Marta Terry González (May 7, 1931 – June 18, 2018) was a Cuban librarian. She is known for her leadership of several important libraries in post-revolutionary Cuba, including those of the Junta Central de Planificación (JUCEPLAN), Casa de las Américas, and the National Library José Martí, as well as her role in the International Federation of Library Associations and Institutions (IFLA). In these roles, she worked with well-known Cuban revolutionaries such as Che Guevara and Haydée Santamaría.

==Early life==
As a child, Terry González helped her grandmother collect cigar butts after curfew so that her great-grandmother could smoke them in a pipe. She was homeschooled as a child due to her poor health. Her mother had died when she was young, so she was taught at home by her grandmother and her aunts, who worked as teachers. Several books left a strong early impression on her, including Corazón de Edmundo de Amicis and works by José Martí.

==Education==
In 1948, Terry González entered the University of Havana to study philosophy and literature. Her thesis for her master's degree was on the impact of chattel slavery on White society. In 1953, she visited the United States, where she experienced racial segregation in a Maryland restaurant. She saw American racial discrimination as puzzling and different from the anti-Black discrimination in Cuba.

==Professional work==
In 1961, Terry González was appointed to lead the library at JUCEPLAN, the body responsible for economic planning in Cuba.

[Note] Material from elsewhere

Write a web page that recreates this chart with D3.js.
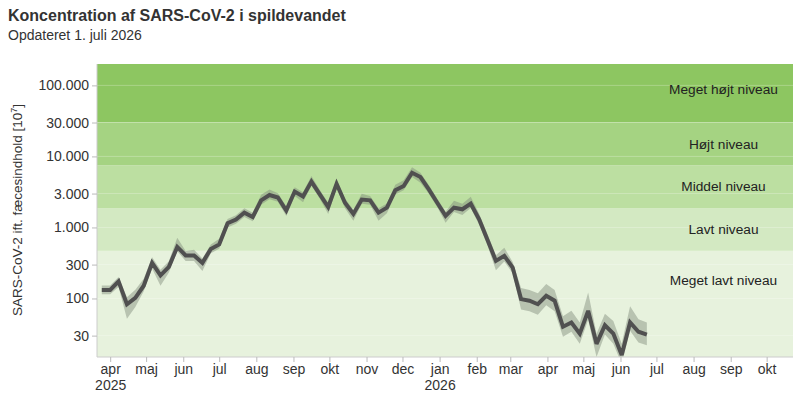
<!DOCTYPE html>
<html><head><meta charset="utf-8">
<script src="https://cdn.jsdelivr.net/npm/d3@7"></script>
<style>body{margin:0;background:#fff;font-family:"Liberation Sans",Arial,sans-serif;}</style>
</head><body><svg id="c" width="800" height="400"></svg>
<script>
const dates = ["2025-03-25","2025-04-01","2025-04-08","2025-04-15","2025-04-22","2025-04-29","2025-05-06","2025-05-13","2025-05-20","2025-05-27","2025-06-03","2025-06-10","2025-06-17","2025-06-24","2025-07-01","2025-07-08","2025-07-15","2025-07-22","2025-07-29","2025-08-05","2025-08-12","2025-08-19","2025-08-26","2025-09-02","2025-09-09","2025-09-16","2025-09-23","2025-09-30","2025-10-07","2025-10-14","2025-10-21","2025-10-28","2025-11-04","2025-11-11","2025-11-18","2025-11-25","2025-12-02","2025-12-09","2025-12-16","2025-12-23","2025-12-30","2026-01-06","2026-01-13","2026-01-20","2026-01-27","2026-02-03","2026-02-10","2026-02-17","2026-02-24","2026-03-03","2026-03-10","2026-03-17","2026-03-24","2026-03-31","2026-04-07","2026-04-14","2026-04-21","2026-04-28","2026-05-05","2026-05-12","2026-05-19","2026-05-26","2026-06-02","2026-06-09","2026-06-16","2026-06-23"];
const values = [132,132,174,83,102,151,317,212,279,532,404,404,317,499,577,1146,1295,1614,1404,2410,2860,2640,1733,3200,2725,4430,2927,1940,4120,2230,1548,2473,2410,1614,1897,3330,3828,5885,5120,3440,2230,1452,1897,1802,2160,1304,667,338,398,272,98,93,83,109,93,40,46,32,67,23,42,32,16,46,34,31];
const upper = [152,152,200,104,133,189,380,254,335,718,465,485,365,574,692,1318,1489,1856,1615,2890,3430,3035,1993,3680,3135,5316,3366,2230,4740,2565,1780,2970,2770,1856,2180,4000,4600,7060,5890,3955,2565,1670,2370,2160,2700,1565,800,406,517,326,140,132,118,160,132,56,67,46,121,32,61,48,23,78,51,46];
const lower = [115,115,145,52,76,126,264,151,232,463,337,337,244,434,502,997,1126,1403,1221,2095,2490,2295,1444,2780,2270,3850,2545,1552,3580,1860,1238,2150,2095,1242,1580,2900,3330,5120,4270,2990,1940,1160,1650,1500,1880,1087,556,250,332,227,70,66,59,80,66,29,34,23,50,15,31,23,12,35,24,22];

const bandNames = ["Meget lavt niveau","Lavt niveau","Middel niveau","Højt niveau","Meget højt niveau"];
const bandLimits = [15,468.75,1875,7500,30000,200000];
const bandColors = ["#e7f2dd","#d3e9c2","#bcdfa1","#a5d382","#8dc661"];
const bandLabelAt = [180,940,3750,15000,88000];

const yTicks = [30,100,300,1000,3000,10000,30000,100000];
const yTickLabels = ["30","100","300","1.000","3.000","10.000","30.000","100.000"];
const monthTicks = ["2025-04-01","2025-05-01","2025-06-01","2025-07-01","2025-08-01","2025-09-01","2025-10-01","2025-11-01","2025-12-01","2026-01-01","2026-02-01","2026-03-01","2026-04-01","2026-05-01","2026-06-01","2026-07-01","2026-08-01","2026-09-01","2026-10-01"];
const monthLabels = ["apr","maj","jun","jul","aug","sep","okt","nov","dec","jan","feb","mar","apr","maj","jun","jul","aug","sep","okt"];
const yearLabels = {"2025-04-01":"2025","2026-01-01":"2026"};
const xDomain = ["2025-03-21","2026-10-23"];

const FONT = "Liberation Sans, Arial, sans-serif";
const parse = d3.utcParse("%Y-%m-%d");
const svg = d3.select("#c");
const L=97, R=793, T=64, B=357;
const x = d3.scaleUtc().domain(xDomain.map(parse)).range([L,R]);
const y = d3.scaleLog().domain([15,200000]).range([B,T]);

const g = svg.append("g");
g.selectAll("rect.band").data(bandColors).join("rect")
  .attr("x",L).attr("width",R-L)
  .attr("y",(c,i)=>y(bandLimits[i+1])).attr("height",(c,i)=>y(bandLimits[i])-y(bandLimits[i+1]))
  .attr("fill",c=>c);
g.selectAll("line.grid").data(yTicks).join("line")
  .attr("x1",L).attr("x2",R).attr("y1",d=>y(d)).attr("y2",d=>y(d))
  .attr("stroke","#ffffff").attr("stroke-opacity",0.25).attr("stroke-width",1);
g.selectAll("text.bl").data(bandNames).join("text")
  .attr("x",723.5).attr("y",(d,i)=>y(bandLabelAt[i])).attr("dy","0.35em")
  .attr("text-anchor","middle").attr("font-size",13.7).attr("fill","#222").text(d=>d);

const data = dates.map((d,i)=>({t:parse(d),v:values[i],lo:lower[i],hi:upper[i]}));
svg.append("clipPath").attr("id","pc").append("rect").attr("x",L).attr("y",T).attr("width",R-L).attr("height",B-T);
const pg = svg.append("g").attr("clip-path","url(#pc)");
pg.append("path").datum(data)
  .attr("d",d3.area().x(d=>x(d.t)).y0(d=>y(d.lo)).y1(d=>y(d.hi)))
  .attr("fill","#7f8a7a").attr("fill-opacity",0.45);
pg.append("path").datum(data)
  .attr("d",d3.line().x(d=>x(d.t)).y(d=>y(d.v)))
  .attr("fill","none").attr("stroke","#505050").attr("stroke-width",4).attr("stroke-linejoin","miter").attr("stroke-miterlimit",3);

const yAxis = d3.axisLeft(y).tickValues(yTicks).tickFormat((d,i)=>yTickLabels[i]).tickSize(5).tickPadding(3);
const ya = svg.append("g").attr("transform",`translate(${L},0)`).call(yAxis);
ya.select(".domain").attr("stroke","#cccccc").attr("d",`M0,${T}V${B}`);
ya.selectAll(".tick line").attr("stroke","#bbbbbb");
ya.selectAll(".tick text").attr("font-size",14).attr("fill","#333").attr("font-family",FONT);

const xAxis = d3.axisBottom(x).tickValues(monthTicks.map(parse)).tickFormat((d,i)=>monthLabels[i]).tickSize(5).tickPadding(2);
const xa = svg.append("g").attr("transform",`translate(0,${B})`).call(xAxis);
xa.select(".domain").attr("stroke","#cccccc").attr("d",`M${L},0H${R}`);
xa.selectAll(".tick line").attr("stroke","#bbbbbb");
xa.selectAll(".tick text").attr("font-size",14).attr("fill","#333").attr("font-family",FONT);
xa.selectAll(".tick").each(function(d,i){
  const lab = yearLabels[monthTicks[i]];
  if(lab) d3.select(this).append("text").attr("y",23).attr("dy","0.71em").attr("fill","#333")
    .attr("font-size",14).attr("text-anchor","middle").attr("font-family",FONT).text(lab);
});

svg.append("text").attr("x",8).attr("y",21).attr("font-size",16).attr("font-weight","bold").attr("fill","#333").text("Koncentration af SARS-CoV-2 i spildevandet");
svg.append("text").attr("x",8).attr("y",40).attr("font-size",14).attr("fill","#333").text("Opdateret 1. juli 2026");
const yl = svg.append("text").attr("transform","translate(22,210) rotate(-90)").attr("text-anchor","middle").attr("font-size",13.5).attr("fill","#333");
yl.append("tspan").text("SARS-CoV-2 ift. fæcesindhold [10");
yl.append("tspan").attr("font-size",9).attr("dy",-5).text("7");
yl.append("tspan").attr("dy",5).text("]");
</script></body></html>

In 1980, she was one of the first two Cuban librarians to attend an IFLA conference. Gonzalez was appointed National Librarian of Cuba and director of the José Martí National Library in 1987, serving in that capacity for ten years. By 1994, she had become vice-president of IFLA and was also vice-president of its Havana Organizing Committee. Marta was recognized by IFLA as an honorary fellow, which is the federation's highest honor.

Throughout her professional career, Terry González strove to ensure that libraries serve the general public, rather than an educated and moneyed elite.

She died in Cuba on June 18, 2018.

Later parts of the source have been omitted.